_Direction:_
The lines to extract run from the first line of the material below to the line containing "from matplotlib.patches import", both included; leave the pictures behind.
################
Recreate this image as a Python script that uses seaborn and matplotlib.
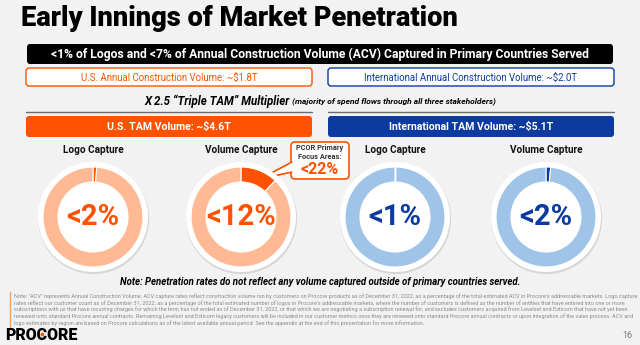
import matplotlib
matplotlib.use("Agg")
import matplotlib.pyplot as plt
import seaborn as sns
from matplotlib.patches import FancyBboxPatch, Circle, Polygon

# ---------------- data ----------------
regions = ["U.S.", "International"]
acv_labels = ["U.S. Annual Construction Volume: ~$1.8T",
              "International Annual Construction Volume: ~$2.0T"]
tam_labels = ["U.S. TAM Volume: ~$4.6T", "International TAM Volume: ~$5.1T"]
capture_titles = ["Logo Capture", "Volume Capture", "Logo Capture", "Volume Capture"]
capture_values = [1.2, 12.0, 0.3, 1.5]          # share of ring filled (%)
capture_labels = ["<2%", "<12%", "<1%", "<2%"]
callout_value = "<22%"

title = "Early Innings of Market Penetration"
banner = "<1% of Logos and <7% of Annual Construction Volume (ACV) Captured in Primary Countries Served"
mult_main = "X 2.5 \u201cTriple TAM\u201d Multiplier"
mult_sub = " (majority of spend flows through all three stakeholders)"
note = "Note: Penetration rates do not reflect any volume captured outside of primary countries served."
footnote = [
    'Note: "ACV" represents Annual Construction Volume. ACV capture rates reflect construction volume run by customers on Procore products as of December 31, 2022, as a percentage of the total estimated ACV in Procore\'s addressable markets. Logo capture',
    "rates reflect our customer count as of December 31, 2022, as a percentage of the total estimated number of logos in Procore's addressable markets, where the number of customers is defined as the number of entities that have entered into one or more",
    "subscriptions with us that have recurring charges for which the term has not ended as of December 31, 2022, or that which we are negotiating a subscription renewal for, and excludes customers acquired from Levelset and Esticom that have not yet been",
    "renewed onto standard Procore annual contracts. Remaining Levelset and Esticom legacy customers will be included in our customer metrics once they are renewed onto standard Procore annual contracts or upon integration of the sales process. ACV and",
    "logo estimates by region are based on Procore calculations as of the latest available annual period. See the appendix at the end of this presentation for more information.",
]
page = "16"

# ---------------- style ----------------
sns.set_theme(style="white")
plt.rcParams["font.family"] = ["Roboto", "DejaVu Sans"]
ORANGE = "#FF5200"
LIGHT_OR = "#FFBA95"
BLUE = "#0C3A9F"
LIGHT_BL = "#9FC4E8"
BG = "#F2F2F2"
dark = [ORANGE, ORANGE, BLUE, BLUE]
light = [LIGHT_OR, LIGHT_OR, LIGHT_BL, LIGHT_BL]

fig = plt.figure(figsize=(6.4, 3.45), dpi=100, facecolor=BG)
bg = fig.add_axes([0, 0, 1, 1])
bg.set_xlim(0, 640)
bg.set_ylim(345, 0)
bg.axis("off")
bg.set_facecolor(BG)
renderer = fig.canvas.get_renderer()


def width(t):
    return t.get_window_extent(renderer).width

# title
bg.text(21, 19, title, fontsize=19.6, fontweight="black", color="black", va="center", ha="left")

# black banner
bg.add_patch(FancyBboxPatch((27, 44), 586, 20, boxstyle="round,pad=0,rounding_size=3",
                            fc="black", ec="none"))
bg.text(320, 54.5, banner, fontsize=8.7, fontweight="bold", color="white", ha="center", va="center")

# outlined ACV boxes
box_x = [26, 328]
box_w = 286
for i in range(2):
    col = ORANGE if i == 0 else BLUE
    bg.add_patch(FancyBboxPatch((box_x[i], 68), box_w, 18, boxstyle="round,pad=0,rounding_size=3",
                                fc="white", ec=col, lw=1.0))
    bg.text(box_x[i] + box_w / 2, 77.5, acv_labels[i], fontsize=6.9, color=col,
            ha="center", va="center")

# multiplier line
t1 = bg.text(0, 101, mult_main, fontsize=8.3, fontweight="bold", fontstyle="italic",
             color="black", ha="left", va="center")
t2 = bg.text(0, 101.6, mult_sub, fontsize=6.0, fontweight="bold", fontstyle="italic",
             color="black", ha="left", va="center")
w1, w2 = width(t1), width(t2)
x0 = 320 - (w1 + w2) / 2
t1.set_x(x0)
t2.set_x(x0 + w1)

# gray rules and TAM bars
for i in range(2):
    col = ORANGE if i == 0 else BLUE
    bg.plot([box_x[i], box_x[i] + box_w], [112, 112], color="#6d6d6d", lw=1.0)
    bg.add_patch(FancyBboxPatch((box_x[i], 116), box_w, 21, boxstyle="round,pad=0,rounding_size=3",
                                fc=col, ec="none"))
    bg.text(box_x[i] + box_w / 2, 126.5, tam_labels[i], fontsize=7.6, fontweight="bold",
            color="white", ha="center", va="center")

# donuts
centers = [93, 241, 395, 546]
cy = 217
for i, cx in enumerate(centers):
    bg.text(cx, 150, capture_titles[i], fontsize=7.2, fontweight="bold", color="#111111",
            ha="center", va="center")
    ax = fig.add_axes([(cx - 62) / 640, 1 - (cy + 62) / 345, 124 / 640, 124 / 345])
    ax.set_xlim(-62, 62)
    ax.set_ylim(-62, 62)
    ax.set_aspect("equal")
    ax.axis("off")
    ax.add_patch(Circle((0.6, -1.6), 55.5, fc="#d6d6d6", ec="none", zorder=0))
    ax.add_patch(Circle((0, 0), 55, fc="white", ec="none", zorder=0.5))
    v = capture_values[i]
    ax.pie([v, 100 - v], radius=50, startangle=90, counterclock=False,
           colors=[dark[i], light[i]],
           wedgeprops=dict(width=15, edgecolor="white", linewidth=0.8))
    ax.set_xlim(-62, 62)
    ax.set_ylim(-62, 62)
    ax.text(0, 0, capture_labels[i], fontsize=21, fontweight="bold", color=dark[i],
            ha="center", va="center")

# callout
tail = Polygon([[292, 162], [292, 172], [260, 179]], closed=True, fc="white", ec=ORANGE,
               lw=1.0, zorder=5)
bg.add_patch(tail)
bg.add_patch(FancyBboxPatch((291, 142), 58, 37, boxstyle="round,pad=0,rounding_size=4",
                            fc="white", ec=ORANGE, lw=1.2, zorder=6))
bg.add_patch(Polygon([[290, 163], [294, 163], [294, 171.5], [290, 171.5]], closed=True,
                     fc="white", ec="none", zorder=7))
bg.plot([292, 260, 292], [162, 179, 172], color=ORANGE, lw=1.0, zorder=8)
bg.text(320, 148.5, "PCOR Primary", fontsize=5.3, fontweight="bold", color="#333333",
        ha="center", va="center", zorder=9)
bg.text(320, 157, "Focus Areas:", fontsize=5.3, fontweight="bold", color="#333333",
        ha="center", va="center", zorder=9)
bg.text(320, 170, callout_value, fontsize=11.5, fontweight="bold", color=ORANGE,
        ha="center", va="center", zorder=9)

# note
bg.text(320, 282, note, fontsize=6.9, fontweight="bold", fontstyle="italic", color="black",
        ha="center", va="center")

# footnote
bg.plot([10, 10], [292, 328], color="#F5A25F", lw=1.0)
fs = 4.0
probe = bg.text(14, 0, footnote[0], fontsize=fs)
fs = fs * 614 / width(probe)
probe.remove()
for k, line in enumerate(footnote):
    bg.text(14, 296 + k * 6.7, line, fontsize=fs, color="#8c8c8c", ha="left", va="center")

# logo and page
logo = bg.text(5, 334.5, "PROCORE", fontsize=11.5, fontweight="black", color="black",
               ha="left", va="center")
pre = bg.text(5, 0, "PRO", fontsize=11.5, fontweight="black")
o = bg.text(5, 0, "C", fontsize=11.5, fontweight="black")
dot_x = 5 + width(pre) + width(o) / 2 + 0.5
pre.remove()
o.remove()
bg.add_patch(Circle((dot_x, 334.5), 1.8, fc=ORANGE, ec="none", zorder=10))
bg.text(632, 335, page, fontsize=6.5, color="#777777", ha="right", va="center")

fig.savefig("out.png", dpi=100, facecolor=BG)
################
_Task solution:_
Recreate this image as a Python script that uses seaborn and matplotlib.
import matplotlib
matplotlib.use("Agg")
import matplotlib.pyplot as plt
import seaborn as sns
from matplotlib.patches import FancyBboxPatch, Circle, Polygon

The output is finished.